Nukewatch Quarterly Fall 2021
Dozens of peer-reviewed scientific studies show a relationship between cancer incidence and the nearby operation of nuclear reactors. The 2008 KiKK study in Germany, which was followed three years later by the Fukushima catastrophe, led its government to announce the phase-out, now nearly complete, of all its 17 reactors by the end of 2022.
According to a 2002 study reported in the Archives of Environmental Health from 1985 to 1996, average infant death rates dropped 6.4 percent every two years. But in areas surrounding five reactors shut down between 1987 and 1995[*], infant mortality rates dropped an average of 18 percent in the first two years. Additional research at Maine Yankee and Big Rock Point in Michigan, both shuttered in 1997, showed that infant death rates fell 33.4 percent and 54.1 percent, respectively.
Four major studies include:
- “Childhood Leukemia in the Vicinity of Nuclear Power Plants in Germany,” Peter Kaatsch, Claudia Spix, Irene Jung, and Maria Blettner [the “KiKK Study”], German Medical Journal International, Oct. 17, 2008.
- “Childhood leukemia around French nuclear power plants, the Geocap study, 2002-2007,” Claire Sermage-Faurel, Dominique Laurier, Stéphanie Goujon-Bellec, Michel Chartier, Aurélie Guyot-Goubinl, Jérémie Rudant, Denis Hémon, and Jacqueline Clave, International Journal of Cancer, Feb. 28, 2012.
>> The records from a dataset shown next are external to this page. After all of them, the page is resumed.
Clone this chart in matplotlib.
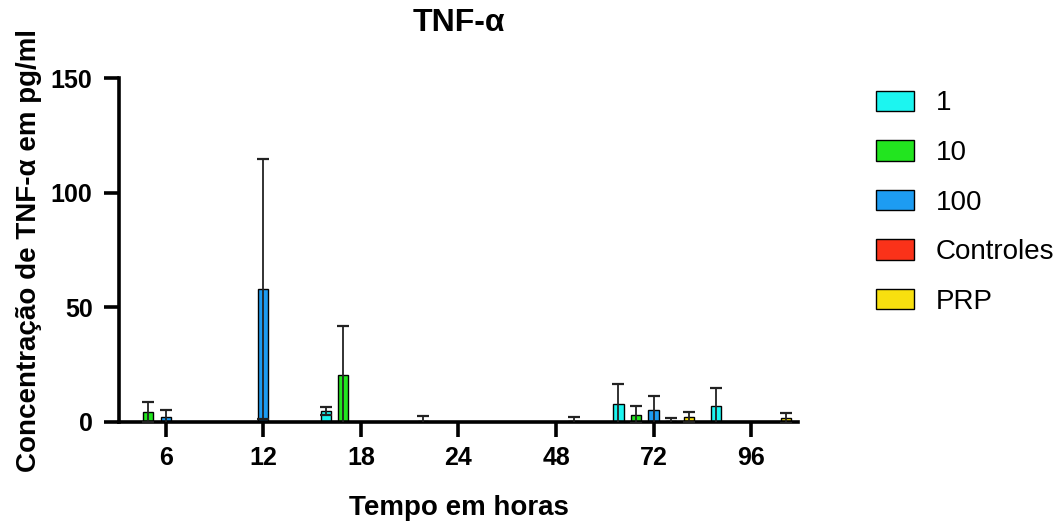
import numpy as np
import matplotlib
matplotlib.use('Agg')
import matplotlib.pyplot as plt

plt.rcParams['font.family'] = ['Liberation Sans', 'DejaVu Sans']

# time points (hours) and the five groups
times = ['6', '12', '18', '24', '48', '72', '96']
series = ['1', '10', '100', 'Controles', 'PRP']
colors = ['#1cf5f0', '#22e51f', '#1d9cf2', '#fa3219', '#f8e00f']

nan = np.nan
# mean values, pg/ml (nan = no bar)
vals_1 = [nan, nan, 4.9, 0.5, nan, 7.9, 7.0]
vals_10 = [4.2, nan, 20.5, nan, nan, 3.2, nan]
vals_100 = [2.2, 58.0, nan, nan, nan, 5.2, nan]
vals_ctrl = [nan, nan, nan, nan, 0.3, 0.3, nan]
vals_prp = [nan, nan, nan, nan, nan, 2.3, 1.6]

# error (SD)
err_1 = [nan, nan, 1.8, 2.1, nan, 8.7, 7.7]
err_10 = [4.4, nan, 21.4, nan, nan, 3.8, nan]
err_100 = [3.0, 56.6, nan, nan, nan, 6.3, nan]
err_ctrl = [nan, nan, nan, nan, 1.9, 1.6, nan]
err_prp = [nan, nan, nan, nan, nan, 2.2, 2.2]

all_vals = [vals_1, vals_10, vals_100, vals_ctrl, vals_prp]
all_errs = [err_1, err_10, err_100, err_ctrl, err_prp]

fig = plt.figure(figsize=(10.64, 5.24), dpi=100)
ax = fig.add_axes([0.1118, 0.1947, 0.6382, 0.6563])

x = np.arange(len(times))
step = 0.18
width = 0.105
for i, (v, e) in enumerate(zip(all_vals, all_errs)):
    pos = x + (i - 2) * step
    ax.bar(pos, v, width=width, color=colors[i], edgecolor='black',
           linewidth=1.0, label=series[i], zorder=2)
    ax.errorbar(pos, v, yerr=e, fmt='none', ecolor='#222222',
                elinewidth=1.3, capsize=4, capthick=1.6, zorder=3)

ax.set_xlim(-0.48, 6.48)
ax.set_ylim(0, 150)
ax.set_yticks([0, 50, 100, 150])
ax.set_xticks(x)
ax.set_xticklabels(times)

for side in ['top', 'right']:
    ax.spines[side].set_visible(False)
for side in ['left', 'bottom']:
    ax.spines[side].set_linewidth(2.6)
ax.tick_params(axis='both', length=11, width=2.6, labelsize=18, pad=8)
ax.tick_params(axis='x', pad=6)
for lab in ax.get_xticklabels() + ax.get_yticklabels():
    lab.set_fontweight('bold')

ax.set_title('TNF-α', fontsize=23, fontweight='bold', pad=34)
ax.set_xlabel('Tempo em horas', fontsize=20, fontweight='bold', labelpad=18)
ax.set_ylabel('Concentração de TNF-α em pg/ml', fontsize=20,
              fontweight='bold', labelpad=6)

fig.legend(loc='upper left', bbox_to_anchor=(0.8, 0.875), frameon=False,
           fontsize=20, handlelength=1.35, handleheight=0.75,
           labelspacing=0.85, handletextpad=0.8)

fig.savefig('out.png', dpi=100)
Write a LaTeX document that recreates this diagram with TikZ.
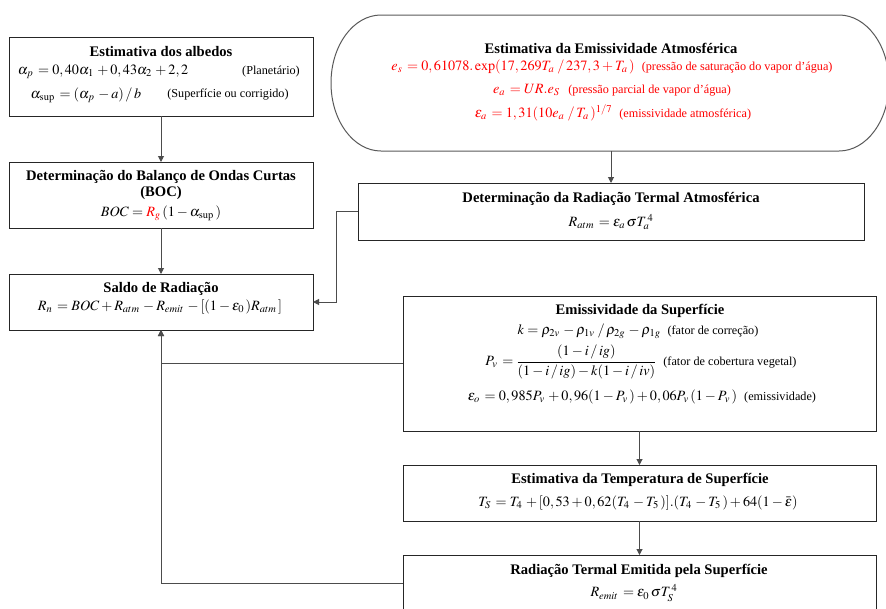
\documentclass[tikz,border=0pt]{standalone}
\usepackage{mathptmx}
\usepackage[no-math]{fontspec}
\setmainfont{Liberation Serif}
\usetikzlibrary{arrows.meta,calc}
\newcommand\parnote[1]{{\fontsize{12.2}{14}\selectfont #1}}
\newcommand\sk{\mkern2mu}
\begin{document}
\begin{tikzpicture}[x=1pt,y=1pt,
 box/.style={draw=black!85,line width=1pt,rectangle,inner sep=0pt,outer sep=0pt},
 ttl/.style={font=\fontsize{14.6}{17}\selectfont\bfseries,inner sep=0pt},
 eq/.style={font=\fontsize{14.2}{17}\selectfont,inner sep=0pt},
 conn/.style={draw=black!70,line width=1pt},
 arr/.style={conn,-{Triangle[length=6pt,width=6pt]}},
 stadium/.style={draw=black!65,line width=1pt}
]
\useasboundingbox (0,0) rectangle (886,-608);
\clip (0,0) rectangle (886,-608);

% boxes
\node[box,minimum width=304pt,minimum height=79pt] (alb) at (161,-76.5) {};
\node[box,minimum width=304pt,minimum height=66pt] (boc) at (161,-195) {};
\node[box,minimum width=304pt,minimum height=56pt] (saldo) at (161,-302) {};
\node[inner sep=0pt,outer sep=0pt,minimum width=558pt,minimum height=136pt] (st) at (610,-83) {};
\node[box,minimum width=506pt,minimum height=57pt] (atm) at (611,-211.5) {};
\node[box,minimum width=473pt,minimum height=135pt] (emis) at (639.5,-363.5) {};
\node[box,minimum width=473pt,minimum height=56pt] (temp) at (639.5,-493) {};
\node[box,minimum width=473pt,minimum height=56pt] (rad) at (639.5,-583) {};

% stadium outline
\draw[stadium] ($(st.north west)+(50,0)$) -- ($(st.north east)+(-50,0)$)
  arc[start angle=90,end angle=-90,x radius=50,y radius=68]
  -- ($(st.south west)+(50,0)$)
  arc[start angle=270,end angle=90,x radius=50,y radius=68] -- cycle;

% texts: albedos
\node[ttl] (t1) at (161,-52) {Estimativa dos albedos};
\node[eq] (e1a) at (103,-72) {$\alpha_p\sk = 0,40\alpha_1\sk + 0,43\alpha_2\sk + 2,2$};
\node[inner sep=0pt] (p1a) at (271,-72) {\parnote{(Planetário)}};
\node[eq] (e1b) at (86,-95) {$\alpha_{\mathrm{sup}}\sk = (\alpha_p\sk - a)\,/\,b$};
\node[inner sep=0pt] (p1b) at (228,-95) {\parnote{(Superfície ou corrigido)}};

% BOC
\node[ttl] (t2) at (161,-177) {Determinação do Balanço de Ondas Curtas};
\node[ttl] (t2b) at (161,-193) {(BOC)};
\node[eq] (e2) at (161,-213) {$BOC = {\color{red}R_g\sk}(1-\alpha_{\mathrm{sup}}\sk)$};

% Saldo
\node[ttl] (t3) at (161,-289) {Saldo de Radiação};
\node[eq] (e3) at (160,-307) {$R_n\sk = BOC + R_{atm}\sk - R_{emit}\sk - [(1-\varepsilon_0\sk)R_{atm}\sk]$};

% stadium texts
\node[ttl] (t4) at (611,-48) {Estimativa da Emissividade Atmosférica};
\node[eq,text=red] (e4a) at (612,-67) {$e_s\sk = 0,61078.\exp(17,269T_a\sk\,/\,237,3+T_a\sk)$\enspace\parnote{(pressão de saturação do vapor d’água)}};
\node[eq,text=red] (e4b) at (612,-90) {$e_a\sk = UR.e_S\sk$\enspace\parnote{(pressão parcial de vapor d’água)}};
\node[eq,text=red] (e4c) at (613,-113) {$\varepsilon_a\sk = 1,31(10e_a\sk\,/\,T_a\sk)^{1/7}$\enspace\parnote{(emissividade atmosférica)}};

% atm
\node[ttl] (t5) at (611,-199) {Determinação da Radiação Termal Atmosférica};
\node[eq] (e5) at (611,-222) {$R_{atm}\sk = \varepsilon_a\sk\sigma T_a^{\,4}$};

% emis
\node[ttl] (t6) at (640,-311) {Emissividade da Superfície};
\node[eq] (e6a) at (638,-331) {$k = \rho_{2v}\sk - \rho_{1v}\sk\,/\,\rho_{2g}\sk - \rho_{1g}$\enspace\parnote{(fator de correção)}};
\node[eq] (e6b) at (641,-362) {$P_v\sk = \displaystyle\frac{(1-i\,/\,ig)}{(1-i\,/\,ig)-k(1-i\,/\,iv)}$\enspace\parnote{(fator de cobertura vegetal)}};
\node[eq] (e6c) at (642,-397) {$\varepsilon_o\sk = 0,985P_v\sk + 0,96(1-P_v\sk) + 0,06P_v\sk(1-P_v\sk)$\enspace\parnote{(emissividade)}};

% temp
\node[ttl] (t7) at (640,-480) {Estimativa da Temperatura de Superfície};
\node[eq] (e7) at (638,-503) {$T_S\sk = T_4\sk + [0,53 + 0,62(T_4\sk - T_5\sk)].(T_4\sk - T_5\sk) + 64(1-\bar{\varepsilon})$};

% rad
\node[ttl] (t8) at (639,-571) {Radiação Termal Emitida pela Superfície};
\node[eq] (e8) at (634,-593) {$R_{emit}\sk = \varepsilon_0\sk\sigma T_S^{\,4}$};

% connectors
\draw[arr] (alb.south) -- (boc.north);
\draw[arr] (boc.south) -- (saldo.north);
\draw[arr] (st.south -| atm.north) -- (atm.north);
\draw[arr] (atm.west) -- ++(-22,0) |- (saldo.east);
\draw[arr] (emis.west) -| (saldo.south);
\draw[arr] (rad.west) -| (saldo.south);
\draw[arr] (emis.south) -- (temp.north);
\draw[arr] (temp.south) -- (rad.north);
\end{tikzpicture}
\end{document}
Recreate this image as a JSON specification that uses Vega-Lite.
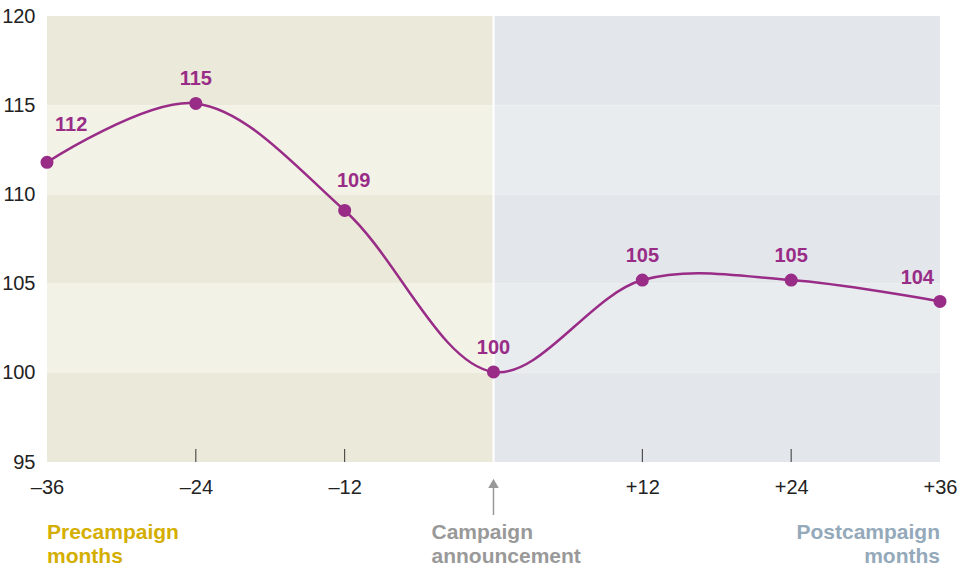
{
  "$schema": "https://vega.github.io/schema/vega-lite/v6.json",
  "width": 893,
  "height": 446,
  "autosize": {"type": "none"},
  "padding": {"left": 47, "top": 16, "right": 18, "bottom": 106},
  "background": "white",
  "config": {
    "view": {"stroke": null},
    "font": "Liberation Sans",
    "axis": {"grid": false, "domain": false, "ticks": false}
  },
  "datasets": {
    "series": [
      {"month": -36, "index": 111.8, "label": "112"},
      {"month": -24, "index": 115.1, "label": "115"},
      {"month": -12, "index": 109.1, "label": "109"},
      {"month": 0, "index": 100.05, "label": "100"},
      {"month": 12, "index": 105.2, "label": "105"},
      {"month": 24, "index": 105.2, "label": "105"},
      {"month": 36, "index": 104.0, "label": "104"}
    ],
    "bands": [
      {"x1": -36, "x2": 0, "y1": 115, "y2": 120, "tone": "pre-dark"},
      {"x1": -36, "x2": 0, "y1": 110, "y2": 115, "tone": "pre-light"},
      {"x1": -36, "x2": 0, "y1": 105, "y2": 110, "tone": "pre-dark"},
      {"x1": -36, "x2": 0, "y1": 100, "y2": 105, "tone": "pre-light"},
      {"x1": -36, "x2": 0, "y1": 95, "y2": 100, "tone": "pre-dark"},
      {"x1": 0, "x2": 36, "y1": 115, "y2": 120, "tone": "post-dark"},
      {"x1": 0, "x2": 36, "y1": 110, "y2": 115, "tone": "post-light"},
      {"x1": 0, "x2": 36, "y1": 105, "y2": 110, "tone": "post-dark"},
      {"x1": 0, "x2": 36, "y1": 100, "y2": 105, "tone": "post-light"},
      {"x1": 0, "x2": 36, "y1": 95, "y2": 100, "tone": "post-dark"}
    ],
    "ticks": [
      {"month": -24, "y1": 95, "y2": 95.73},
      {"month": -12, "y1": 95, "y2": 95.73},
      {"month": 12, "y1": 95, "y2": 95.73},
      {"month": 24, "y1": 95, "y2": 95.73}
    ]
  },
  "layer": [
    {
      "data": {"name": "bands"},
      "mark": {"type": "rect"},
      "encoding": {
        "x": {"field": "x1", "type": "quantitative", "scale": {"domain": [-36, 36], "nice": false, "zero": false},
          "axis": {"values": [-36, -24, -12, 12, 24, 36], "labelExpr": "datum.value < 0 ? '–' + abs(datum.value) : '+' + datum.value", "labelFontSize": 20, "labelColor": "#222222", "labelPadding": 15, "labelFlush": false, "title": null, "orient": "bottom"}},
        "x2": {"field": "x2"},
        "y": {"field": "y1", "type": "quantitative", "scale": {"domain": [95, 120], "nice": false, "zero": false},
          "axis": {"values": [95, 100, 105, 110, 115, 120], "labelFontSize": 20, "labelColor": "#222222", "labelPadding": 12, "title": null, "labelFlush": false}},
        "y2": {"field": "y2"},
        "color": {"field": "tone", "type": "nominal", "legend": null,
          "scale": {"domain": ["pre-dark", "pre-light", "post-dark", "post-light"], "range": ["#ebe9d9", "#f3f2e7", "#e3e7eb", "#e9ecef"]}}
      }
    },
    {
      "data": {"values": [{"month": 0}]},
      "mark": {"type": "rule", "color": "white", "strokeWidth": 2},
      "encoding": {"x": {"field": "month", "type": "quantitative"}}
    },
    {
      "data": {"name": "ticks"},
      "mark": {"type": "rule", "color": "#333333", "strokeWidth": 1},
      "encoding": {
        "x": {"field": "month", "type": "quantitative"},
        "y": {"field": "y1", "type": "quantitative"},
        "y2": {"field": "y2"}
      }
    },
    {
      "data": {"name": "series"},
      "mark": {"type": "line", "interpolate": "catmull-rom", "color": "#982c87", "strokeWidth": 2.5},
      "encoding": {
        "x": {"field": "month", "type": "quantitative"},
        "y": {"field": "index", "type": "quantitative"}
      }
    },
    {
      "data": {"name": "series"},
      "mark": {"type": "point", "filled": true, "opacity": 1, "size": 170, "color": "#982c87"},
      "encoding": {
        "x": {"field": "month", "type": "quantitative"},
        "y": {"field": "index", "type": "quantitative"}
      }
    },
    {
      "data": {"name": "series"},
      "transform": [{"filter": "datum.month == 0 || datum.month == -24 || datum.month == 12 || datum.month == 24"}],
      "mark": {"type": "text", "fontSize": 20, "fontWeight": "bold", "color": "#982c87", "align": "center", "baseline": "middle", "dy": -24},
      "encoding": {
        "x": {"field": "month", "type": "quantitative"},
        "y": {"field": "index", "type": "quantitative"},
        "text": {"field": "label"}
      }
    },
    {
      "data": {"name": "series"},
      "transform": [{"filter": "datum.month == -12"}],
      "mark": {"type": "text", "fontSize": 20, "fontWeight": "bold", "color": "#982c87", "align": "center", "baseline": "middle", "dx": 9, "dy": -29},
      "encoding": {
        "x": {"field": "month", "type": "quantitative"},
        "y": {"field": "index", "type": "quantitative"},
        "text": {"field": "label"}
      }
    },
    {
      "data": {"name": "series"},
      "transform": [{"filter": "datum.month == -36"}],
      "mark": {"type": "text", "fontSize": 20, "fontWeight": "bold", "color": "#982c87", "align": "left", "baseline": "middle", "dx": 8, "dy": -37},
      "encoding": {
        "x": {"field": "month", "type": "quantitative"},
        "y": {"field": "index", "type": "quantitative"},
        "text": {"field": "label"}
      }
    },
    {
      "data": {"name": "series"},
      "transform": [{"filter": "datum.month == 36"}],
      "mark": {"type": "text", "fontSize": 20, "fontWeight": "bold", "color": "#982c87", "align": "right", "baseline": "middle", "dx": -6, "dy": -23},
      "encoding": {
        "x": {"field": "month", "type": "quantitative"},
        "y": {"field": "index", "type": "quantitative"},
        "text": {"field": "label"}
      }
    },
    {
      "data": {"values": [{"month": 0, "y1": 92.03, "y2": 93.6}]},
      "mark": {"type": "rule", "color": "#999999", "strokeWidth": 1.5},
      "encoding": {
        "x": {"field": "month", "type": "quantitative"},
        "y": {"field": "y1", "type": "quantitative"},
        "y2": {"field": "y2"}
      }
    },
    {
      "data": {"values": [{"month": 0, "y": 93.8}]},
      "mark": {"type": "point", "shape": "triangle-up", "filled": true, "opacity": 1, "size": 110, "color": "#999999"},
      "encoding": {
        "x": {"field": "month", "type": "quantitative"},
        "y": {"field": "y", "type": "quantitative"}
      }
    },
    {
      "data": {"values": [{"month": -36, "y": 91.0, "text": ["Precampaign", "months"]}]},
      "mark": {"type": "text", "fontSize": 21, "fontWeight": "bold", "color": "#d4ae00", "align": "left", "baseline": "middle", "lineHeight": 24},
      "encoding": {
        "x": {"field": "month", "type": "quantitative"},
        "y": {"field": "y", "type": "quantitative"},
        "text": {"field": "text"}
      }
    },
    {
      "data": {"values": [{"month": -5, "y": 91.0, "text": ["Campaign", "announcement"]}]},
      "mark": {"type": "text", "fontSize": 21, "fontWeight": "bold", "color": "#999999", "align": "left", "baseline": "middle", "lineHeight": 24},
      "encoding": {
        "x": {"field": "month", "type": "quantitative"},
        "y": {"field": "y", "type": "quantitative"},
        "text": {"field": "text"}
      }
    },
    {
      "data": {"values": [{"month": 36, "y": 91.0, "text": ["Postcampaign", "months"]}]},
      "mark": {"type": "text", "fontSize": 21, "fontWeight": "bold", "color": "#94a9ba", "align": "right", "baseline": "middle", "lineHeight": 24},
      "encoding": {
        "x": {"field": "month", "type": "quantitative"},
        "y": {"field": "y", "type": "quantitative"},
        "text": {"field": "text"}
      }
    }
  ]
}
- “Meta-analysis of standardized incidence and mortality rates of childhood leukemia in proximity to nuclear facilities,” Peter J. Baker, European Journal of Cancer Care, Vol. 16, Issue 4, July 2007.
- “Infant Death and Childhood Cancer Reductions after Nuclear Plant Closings in the United States,” Joseph J. Mangano, Jay M. Gould, Ernest J. Sternglass, Janette D. Sherman, Jerry Brown, William McDonnell, Archives of Environmental Health, Vol. 57, No.1; Jan.-Feb. 2002.